• Source material:
★ ★ ★ ★ ★ ★ ★

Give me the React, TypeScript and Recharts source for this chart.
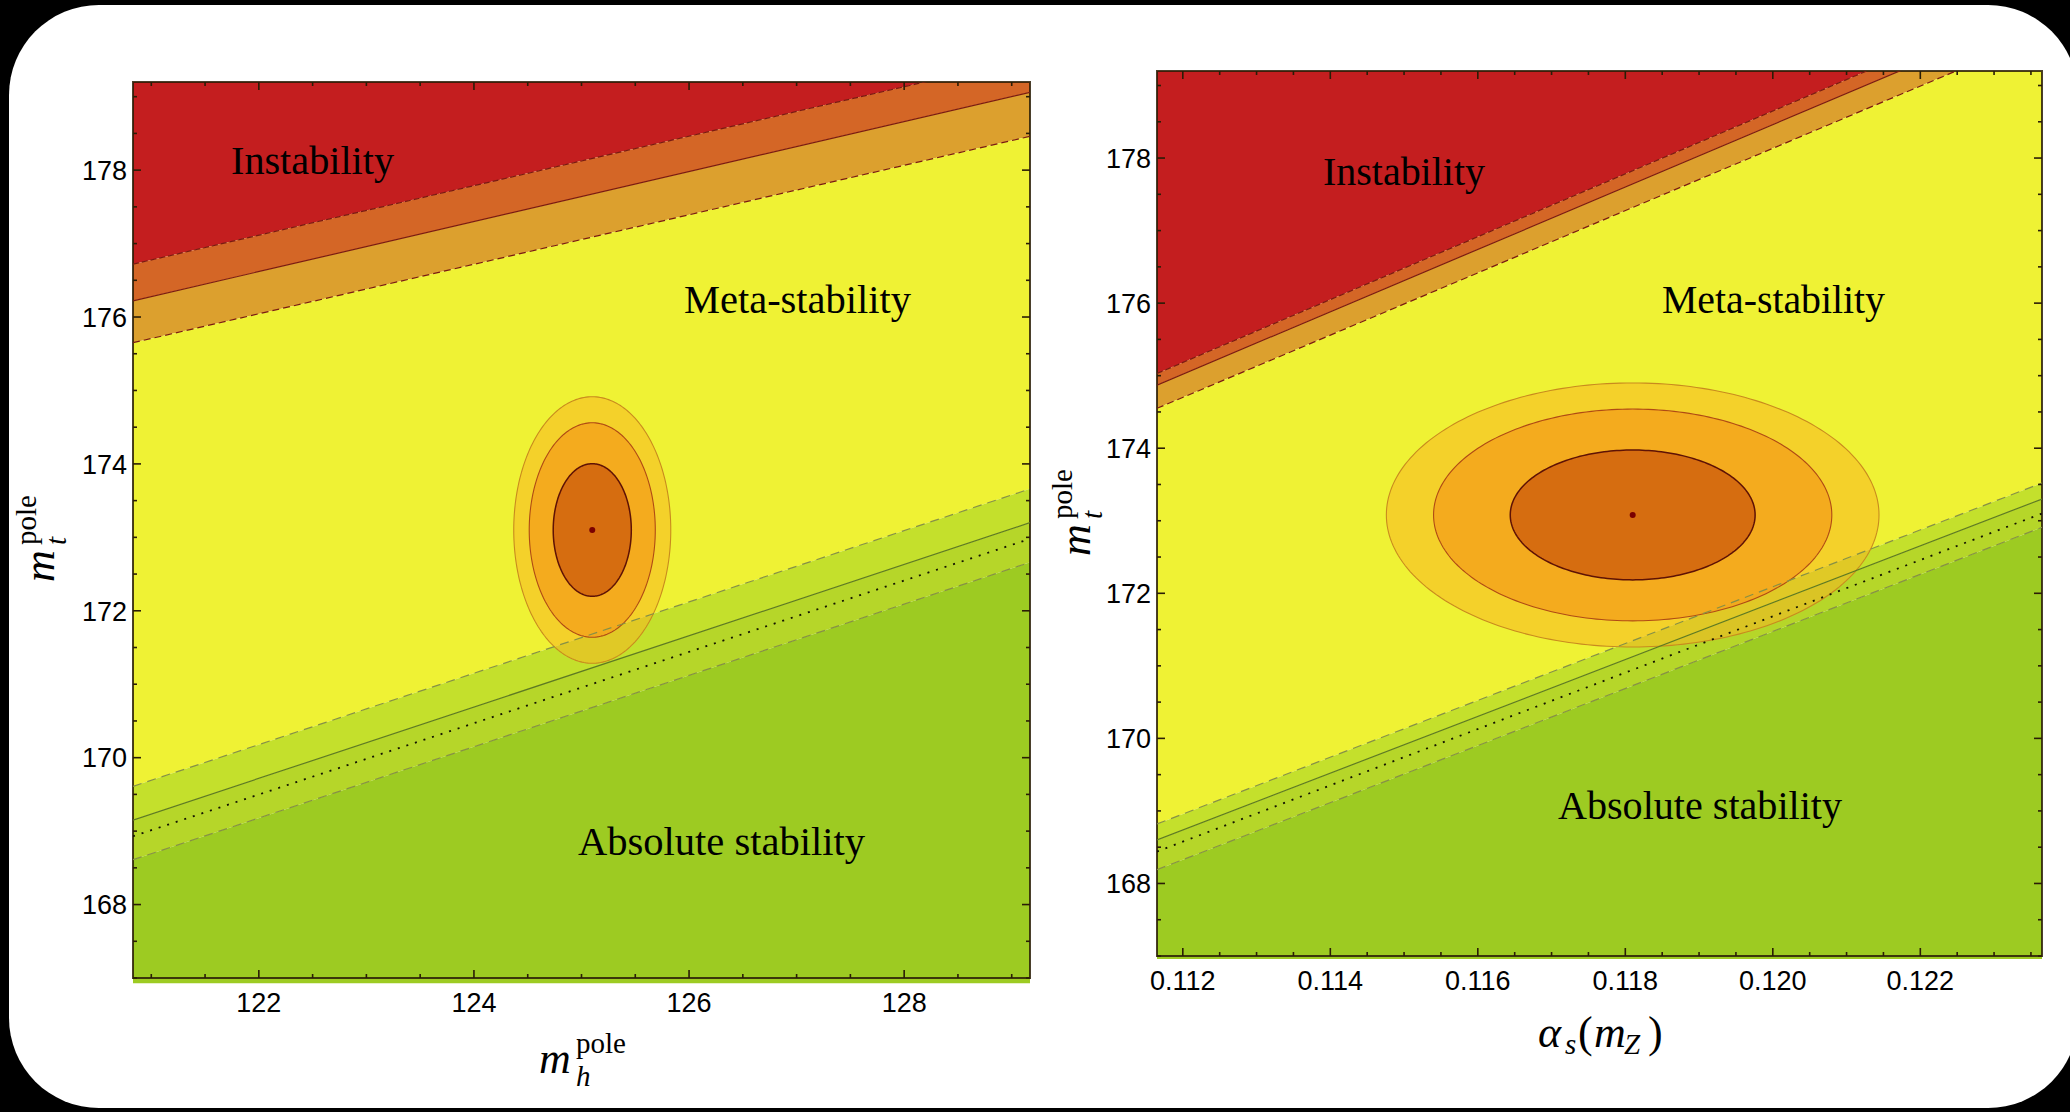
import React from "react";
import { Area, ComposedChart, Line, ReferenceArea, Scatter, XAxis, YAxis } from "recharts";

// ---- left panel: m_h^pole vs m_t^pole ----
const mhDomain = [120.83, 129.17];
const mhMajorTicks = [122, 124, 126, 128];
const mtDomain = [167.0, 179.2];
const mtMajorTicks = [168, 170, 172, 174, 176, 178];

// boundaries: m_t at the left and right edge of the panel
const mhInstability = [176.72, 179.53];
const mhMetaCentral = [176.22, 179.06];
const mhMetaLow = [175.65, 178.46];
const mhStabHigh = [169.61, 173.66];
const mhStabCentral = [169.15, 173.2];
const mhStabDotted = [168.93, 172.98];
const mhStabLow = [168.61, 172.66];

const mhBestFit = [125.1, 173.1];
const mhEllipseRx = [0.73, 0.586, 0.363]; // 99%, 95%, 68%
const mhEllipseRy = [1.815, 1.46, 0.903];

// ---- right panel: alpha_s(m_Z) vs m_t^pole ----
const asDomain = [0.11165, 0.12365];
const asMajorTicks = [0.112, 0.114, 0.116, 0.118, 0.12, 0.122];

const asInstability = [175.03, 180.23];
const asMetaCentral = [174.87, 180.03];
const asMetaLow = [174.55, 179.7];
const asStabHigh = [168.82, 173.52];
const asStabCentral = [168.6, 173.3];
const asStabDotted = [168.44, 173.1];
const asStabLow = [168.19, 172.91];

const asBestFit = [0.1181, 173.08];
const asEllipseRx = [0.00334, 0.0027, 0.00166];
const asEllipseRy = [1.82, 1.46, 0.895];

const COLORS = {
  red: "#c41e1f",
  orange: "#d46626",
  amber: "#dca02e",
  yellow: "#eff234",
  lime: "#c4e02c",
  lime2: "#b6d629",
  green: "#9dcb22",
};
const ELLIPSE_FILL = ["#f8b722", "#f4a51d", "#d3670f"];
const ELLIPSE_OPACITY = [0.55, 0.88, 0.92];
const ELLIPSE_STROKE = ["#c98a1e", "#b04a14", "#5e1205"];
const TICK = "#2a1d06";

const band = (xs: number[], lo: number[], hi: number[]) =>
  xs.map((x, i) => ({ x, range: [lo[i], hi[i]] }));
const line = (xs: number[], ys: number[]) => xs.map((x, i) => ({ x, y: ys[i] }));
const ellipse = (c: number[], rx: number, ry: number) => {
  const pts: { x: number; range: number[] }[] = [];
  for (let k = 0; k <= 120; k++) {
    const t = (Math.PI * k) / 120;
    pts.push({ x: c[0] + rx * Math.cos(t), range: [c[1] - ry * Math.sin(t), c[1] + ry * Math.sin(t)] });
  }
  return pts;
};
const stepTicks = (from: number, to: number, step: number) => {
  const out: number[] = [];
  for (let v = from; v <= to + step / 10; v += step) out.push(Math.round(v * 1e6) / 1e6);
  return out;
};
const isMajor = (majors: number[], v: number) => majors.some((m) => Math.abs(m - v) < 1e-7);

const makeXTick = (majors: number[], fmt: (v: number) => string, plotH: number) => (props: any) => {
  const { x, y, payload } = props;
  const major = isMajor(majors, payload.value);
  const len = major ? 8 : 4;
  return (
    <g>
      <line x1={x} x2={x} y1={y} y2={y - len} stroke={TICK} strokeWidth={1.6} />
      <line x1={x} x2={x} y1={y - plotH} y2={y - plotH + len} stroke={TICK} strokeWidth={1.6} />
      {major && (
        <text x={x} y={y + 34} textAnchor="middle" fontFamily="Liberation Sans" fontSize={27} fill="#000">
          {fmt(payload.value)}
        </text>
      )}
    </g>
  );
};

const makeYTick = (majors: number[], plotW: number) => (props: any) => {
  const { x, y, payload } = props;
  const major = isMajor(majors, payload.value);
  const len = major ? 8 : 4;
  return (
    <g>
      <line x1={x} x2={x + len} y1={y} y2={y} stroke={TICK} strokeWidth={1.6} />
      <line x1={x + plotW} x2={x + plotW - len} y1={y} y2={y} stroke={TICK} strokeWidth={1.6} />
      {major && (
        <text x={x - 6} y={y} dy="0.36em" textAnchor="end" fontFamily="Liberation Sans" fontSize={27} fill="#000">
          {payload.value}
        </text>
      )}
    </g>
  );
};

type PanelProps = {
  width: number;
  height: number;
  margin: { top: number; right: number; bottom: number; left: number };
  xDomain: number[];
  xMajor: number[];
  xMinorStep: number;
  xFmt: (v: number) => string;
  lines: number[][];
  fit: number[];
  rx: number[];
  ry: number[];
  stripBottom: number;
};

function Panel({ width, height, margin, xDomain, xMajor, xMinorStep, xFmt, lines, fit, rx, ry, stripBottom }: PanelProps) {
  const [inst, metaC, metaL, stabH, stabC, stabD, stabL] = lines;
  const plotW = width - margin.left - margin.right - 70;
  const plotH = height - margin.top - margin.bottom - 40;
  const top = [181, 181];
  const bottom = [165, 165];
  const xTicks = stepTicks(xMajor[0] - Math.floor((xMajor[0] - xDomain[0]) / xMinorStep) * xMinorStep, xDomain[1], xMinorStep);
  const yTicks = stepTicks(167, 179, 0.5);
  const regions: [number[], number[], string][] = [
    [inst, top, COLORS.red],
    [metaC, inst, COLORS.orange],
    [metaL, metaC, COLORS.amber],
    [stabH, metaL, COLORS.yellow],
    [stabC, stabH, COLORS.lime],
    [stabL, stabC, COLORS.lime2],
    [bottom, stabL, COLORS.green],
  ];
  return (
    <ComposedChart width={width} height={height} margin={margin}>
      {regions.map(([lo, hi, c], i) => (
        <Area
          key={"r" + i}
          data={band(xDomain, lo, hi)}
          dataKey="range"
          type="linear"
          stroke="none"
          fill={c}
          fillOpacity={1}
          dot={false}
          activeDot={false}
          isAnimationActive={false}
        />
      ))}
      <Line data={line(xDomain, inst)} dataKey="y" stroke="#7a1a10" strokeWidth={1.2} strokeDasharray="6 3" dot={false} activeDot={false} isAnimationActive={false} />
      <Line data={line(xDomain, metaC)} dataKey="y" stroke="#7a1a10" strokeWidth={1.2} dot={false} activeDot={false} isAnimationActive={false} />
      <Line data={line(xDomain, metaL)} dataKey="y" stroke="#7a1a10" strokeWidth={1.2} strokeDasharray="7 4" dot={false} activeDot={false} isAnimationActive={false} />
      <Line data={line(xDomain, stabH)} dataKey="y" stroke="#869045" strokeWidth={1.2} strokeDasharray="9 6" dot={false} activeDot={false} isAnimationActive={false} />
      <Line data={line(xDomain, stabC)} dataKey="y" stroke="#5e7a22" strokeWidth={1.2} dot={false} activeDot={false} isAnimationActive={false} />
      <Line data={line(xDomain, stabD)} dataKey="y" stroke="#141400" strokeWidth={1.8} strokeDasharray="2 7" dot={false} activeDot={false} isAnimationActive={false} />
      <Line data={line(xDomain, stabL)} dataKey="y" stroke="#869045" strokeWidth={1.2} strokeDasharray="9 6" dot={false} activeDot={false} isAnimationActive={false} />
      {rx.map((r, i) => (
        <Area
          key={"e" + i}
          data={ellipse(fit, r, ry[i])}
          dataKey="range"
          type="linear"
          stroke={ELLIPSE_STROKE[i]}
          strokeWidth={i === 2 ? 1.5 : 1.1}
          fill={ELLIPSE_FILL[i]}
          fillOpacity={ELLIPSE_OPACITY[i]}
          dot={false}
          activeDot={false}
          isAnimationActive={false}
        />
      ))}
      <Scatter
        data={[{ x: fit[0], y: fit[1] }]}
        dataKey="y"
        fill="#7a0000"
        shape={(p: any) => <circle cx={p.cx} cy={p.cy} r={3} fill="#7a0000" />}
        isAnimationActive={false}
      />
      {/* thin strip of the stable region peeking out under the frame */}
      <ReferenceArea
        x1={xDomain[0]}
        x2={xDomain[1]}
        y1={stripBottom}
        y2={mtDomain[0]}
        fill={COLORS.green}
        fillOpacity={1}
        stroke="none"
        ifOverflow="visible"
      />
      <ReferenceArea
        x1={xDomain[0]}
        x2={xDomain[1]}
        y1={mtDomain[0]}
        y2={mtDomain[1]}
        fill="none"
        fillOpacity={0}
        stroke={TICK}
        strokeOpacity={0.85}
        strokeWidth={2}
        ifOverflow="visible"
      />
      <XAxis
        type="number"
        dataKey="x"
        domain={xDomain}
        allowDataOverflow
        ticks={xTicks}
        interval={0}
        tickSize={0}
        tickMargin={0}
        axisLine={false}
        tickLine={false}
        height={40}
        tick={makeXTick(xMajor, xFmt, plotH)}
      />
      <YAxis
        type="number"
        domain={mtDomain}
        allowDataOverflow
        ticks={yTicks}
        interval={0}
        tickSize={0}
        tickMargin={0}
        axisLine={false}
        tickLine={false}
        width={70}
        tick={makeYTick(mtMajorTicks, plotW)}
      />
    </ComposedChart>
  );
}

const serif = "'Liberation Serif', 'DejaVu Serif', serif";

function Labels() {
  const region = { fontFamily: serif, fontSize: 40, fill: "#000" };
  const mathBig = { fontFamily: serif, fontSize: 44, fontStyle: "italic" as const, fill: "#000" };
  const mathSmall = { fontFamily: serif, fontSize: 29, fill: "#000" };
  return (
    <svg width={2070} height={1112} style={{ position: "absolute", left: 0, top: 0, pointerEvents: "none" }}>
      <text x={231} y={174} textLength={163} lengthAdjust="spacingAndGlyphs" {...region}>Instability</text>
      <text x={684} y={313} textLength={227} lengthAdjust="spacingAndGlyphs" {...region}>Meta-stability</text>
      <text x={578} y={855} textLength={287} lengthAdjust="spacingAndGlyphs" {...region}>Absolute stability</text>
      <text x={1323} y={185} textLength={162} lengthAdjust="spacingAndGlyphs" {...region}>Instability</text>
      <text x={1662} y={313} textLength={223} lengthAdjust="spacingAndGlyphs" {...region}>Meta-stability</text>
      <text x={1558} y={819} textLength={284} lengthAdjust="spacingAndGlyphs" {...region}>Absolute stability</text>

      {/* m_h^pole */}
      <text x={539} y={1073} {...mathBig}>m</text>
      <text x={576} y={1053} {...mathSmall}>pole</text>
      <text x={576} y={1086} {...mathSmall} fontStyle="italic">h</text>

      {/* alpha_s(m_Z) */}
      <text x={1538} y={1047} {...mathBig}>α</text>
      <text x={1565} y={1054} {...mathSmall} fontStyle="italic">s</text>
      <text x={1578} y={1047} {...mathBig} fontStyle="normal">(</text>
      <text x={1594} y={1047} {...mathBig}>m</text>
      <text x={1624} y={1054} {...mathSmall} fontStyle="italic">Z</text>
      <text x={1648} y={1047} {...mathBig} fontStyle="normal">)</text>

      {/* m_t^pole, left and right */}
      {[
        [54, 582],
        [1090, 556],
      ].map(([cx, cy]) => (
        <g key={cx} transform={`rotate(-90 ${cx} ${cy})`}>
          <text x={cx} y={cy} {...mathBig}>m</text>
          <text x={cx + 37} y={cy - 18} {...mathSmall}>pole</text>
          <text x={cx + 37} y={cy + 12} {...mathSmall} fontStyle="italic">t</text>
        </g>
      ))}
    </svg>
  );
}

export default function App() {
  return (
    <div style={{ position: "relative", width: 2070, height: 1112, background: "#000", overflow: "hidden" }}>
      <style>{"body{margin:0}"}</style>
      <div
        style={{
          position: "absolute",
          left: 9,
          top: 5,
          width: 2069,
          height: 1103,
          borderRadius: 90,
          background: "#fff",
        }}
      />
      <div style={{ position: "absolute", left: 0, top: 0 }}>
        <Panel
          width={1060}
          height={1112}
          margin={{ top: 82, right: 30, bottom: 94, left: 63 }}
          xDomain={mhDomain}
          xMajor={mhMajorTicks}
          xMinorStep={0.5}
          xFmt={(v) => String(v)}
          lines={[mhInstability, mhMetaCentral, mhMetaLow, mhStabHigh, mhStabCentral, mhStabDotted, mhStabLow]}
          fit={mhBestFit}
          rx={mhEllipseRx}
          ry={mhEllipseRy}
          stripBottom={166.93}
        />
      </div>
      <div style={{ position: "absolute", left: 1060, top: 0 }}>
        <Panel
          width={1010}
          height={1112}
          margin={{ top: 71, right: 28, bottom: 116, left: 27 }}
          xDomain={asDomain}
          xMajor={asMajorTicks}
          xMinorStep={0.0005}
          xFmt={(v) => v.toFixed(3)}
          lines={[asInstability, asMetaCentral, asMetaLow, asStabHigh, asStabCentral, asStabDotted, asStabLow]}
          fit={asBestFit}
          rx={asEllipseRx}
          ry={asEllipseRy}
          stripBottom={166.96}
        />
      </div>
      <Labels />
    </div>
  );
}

★ ★ ★ ★ ★ ★ ★

• Problem requirements: Repeat the lines exactly as they stand, from the opening line of the data through the line with "const mtMajorTicks = [168, 170, 172, 174, 176, 178];". Pictures stay out of the copy.

• Solution:
Give me the React, TypeScript and Recharts source for this chart.
import React from "react";
import { Area, ComposedChart, Line, ReferenceArea, Scatter, XAxis, YAxis } from "recharts";

// ---- left panel: m_h^pole vs m_t^pole ----
const mhDomain = [120.83, 129.17];
const mhMajorTicks = [122, 124, 126, 128];
const mtDomain = [167.0, 179.2];
const mtMajorTicks = [168, 170, 172, 174, 176, 178];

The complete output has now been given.